[Math] Almost Everywhere Convergence versus Convergence in Measure

almost-everywhereconvergence-divergencemeasure-theoryreal-analysis

I am having some conceptual difficulties with almost everywhere (a.e.) convergence versus convergence in measure.

Let $f_{n} : X \to Y$. In my mind, a sequence of measurable functions $\{ f_{n} \}$ converges a.e. to the function $f$ if $f_{n} \to f$ everywhere on $X$ except for maybe on some set of measure zero.

However, the definition of convergence in measure is that $f_{n} \to f$ in measure if for every $\varepsilon>0$

\begin{equation}
\mu(\{x:|f_{n}(x)-f(x)|\geq\varepsilon\})\to0 \text{ as } n\to \infty
\end{equation}

Heuristically, it seems to me that convergence in measure is just saying that the subset of $X$ for which $f_{n}$ does not converge to $f$ must have a measure of zero.

I cannot see the difference between a.e. convergence and convergence in measure. If anyone can point out my conceptual error it would be much appreciated.

Best Answer

This is one of those things that is helpfully studied using an example. A very nice example for this issue is the "wandering block". Informally, the wandering block is the sequence of indicator functions of $[0,1],[0,1/2],[1/2,1],[0,1/4],[1/4,1/2],[1/2,3/4],[3/4,1]$, etc. More explicitly, it is the sequence $g_n(x)$ which comes about from enumerating the "triangular array" $f_{j,k}(x)=\chi_{[j2^{-k},(j+1)2^{-k}]}(x)$, where $k=0,1,\dots$ and $j=0,1,\dots,2^{k}-1$.

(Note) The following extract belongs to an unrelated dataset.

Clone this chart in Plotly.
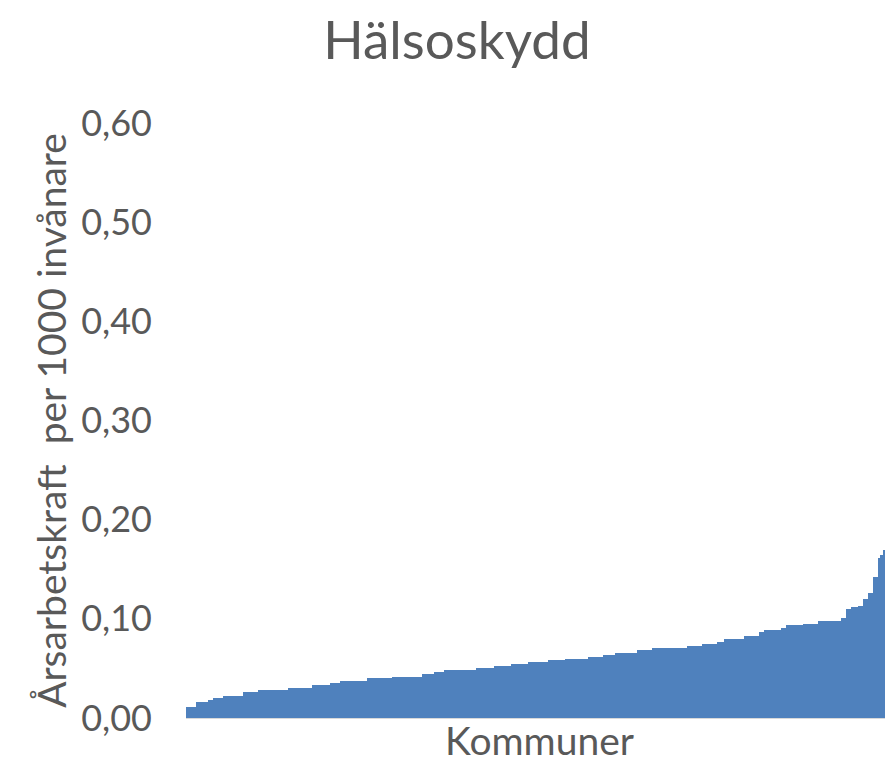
import plotly.graph_objects as go

chart_title = "Hälsoskydd"
x_title = "Kommuner"
y_title = "Årsarbetskraft  per 1000 invånare"
y_tick_vals = [0.0, 0.1, 0.2, 0.3, 0.4, 0.5, 0.6]
y_tick_text = ["0,00", "0,10", "0,20", "0,30", "0,40", "0,50", "0,60"]

# Sorted values per municipality (left to right)
values = (
    [0.0115] * 4 + [0.016] * 5 + [0.018] * 2 + [0.020] * 4 + [0.022] * 8
    + [0.026] * 6 + [0.028] * 12 + [0.030] * 10 + [0.033] * 7 + [0.035] * 4
    + [0.037] * 11 + [0.040] * 10 + [0.041] * 12 + [0.044] * 5 + [0.046] * 4
    + [0.048] * 13 + [0.050] * 7 + [0.052] * 7 + [0.054] * 7 + [0.056] * 8
    + [0.058] * 7 + [0.060] * 9 + [0.062] * 6 + [0.064] * 5 + [0.066] * 9
    + [0.069] * 6 + [0.071] * 14 + [0.073] * 6 + [0.075] * 6 + [0.077] * 3
    + [0.080] * 8 + [0.083] * 6 + [0.087] * 2 + [0.089] * 7 + [0.091] * 2
    + [0.094] * 7 + [0.095] * 6 + [0.098] * 9 + [0.101] * 2 + [0.110] * 2
    + [0.112] * 3 + [0.113] * 2 + [0.120] * 2 + [0.126] * 2 + [0.142] * 2
    + [0.161] + [0.164] + [0.169] * 2 + [0.172] * 2
    + [0.174, 0.19, 0.22, 0.30, 0.55]
)
kommuner = [f"Kommun {i + 1}" for i in range(len(values))]

grey = "#595959"
font_family = "Lato, Carlito, Calibri, sans-serif"

# The page body has an 8px default margin, so the figure is sized to fill the window.
W, H = 885, 755

fig = go.Figure(
    go.Bar(
        x=kommuner,
        y=values,
        marker=dict(color="#4f81bd", line=dict(width=0)),
        hoverinfo="y",
    )
)

fig.update_layout(
    width=W,
    height=H,
    margin=dict(l=178, r=0, t=115, b=45, autoexpand=False),
    paper_bgcolor="white",
    plot_bgcolor="white",
    bargap=0,
    showlegend=False,
    font=dict(family=font_family, color=grey),
    title=dict(
        text=chart_title,
        font=dict(size=53, color=grey, family=font_family),
        x=449 / W,
        xref="container",
        xanchor="center",
        y=1 - 32 / H,
        yref="container",
        yanchor="middle",
    ),
    xaxis=dict(
        type="category",
        range=[-0.5, 284.6],
        showticklabels=False,
        ticks="",
        showgrid=False,
        zeroline=False,
        showline=True,
        linecolor="#d9d9d9",
        linewidth=1,
        title=dict(text=x_title, font=dict(size=39, color=grey), standoff=20),
        automargin=False,
    ),
    yaxis=dict(
        range=[0, 0.6],
        tickvals=y_tick_vals,
        ticktext=y_tick_text,
        tickfont=dict(size=36, color=grey),
        ticklabelstandoff=33,
        ticks="",
        showgrid=False,
        zeroline=False,
        showline=False,
        title=dict(text=y_title, font=dict(size=39, color=grey), standoff=2),
        automargin=False,
    ),
)

fig.write_html("out.html")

The sequence $g_n$ converges in measure to the zero function. You can see this as follows. Given $n$, write $g_n=f_{j,k}$, then $m(\{ x : |g_n(x)| \geq \varepsilon \})=2^{-k}$ for any given $\varepsilon \in (0,1)$. Since $k \to \infty$ as $n \to \infty$, this measure goes to $0$ as $n \to \infty$.

On the other hand, the sequence $g_n(x)$ does not converge at any individual point, because any given point is in infinitely many of these intervals and also not in infinitely many of these intervals. Thus the sequence $g_n(x)$ contains infinitely many $1$s and infinitely many $0$s, and so it cannot converge.

On an infinite measure space, there is an example for the other direction: $f_n(x)=\chi_{[n,n+1]}(x)$ on the line converges pointwise to $0$ but does not converge in measure, since $m(\{ x : |f_n(x)| \geq \varepsilon \})=1$ for $\varepsilon \in (0,1)$. A corollary of Egorov's theorem says that this is impossible on a finite measure space.

On a related note, the wandering block example also shows a nice, explicit example of the theorem "if $f_n$ converges in measure then a subsequence converges almost everywhere". Here, for any fixed $j$, the sequence $h_k=f_{j,k}$ (defined for sufficiently large $k$ that this makes sense) converges almost everywhere.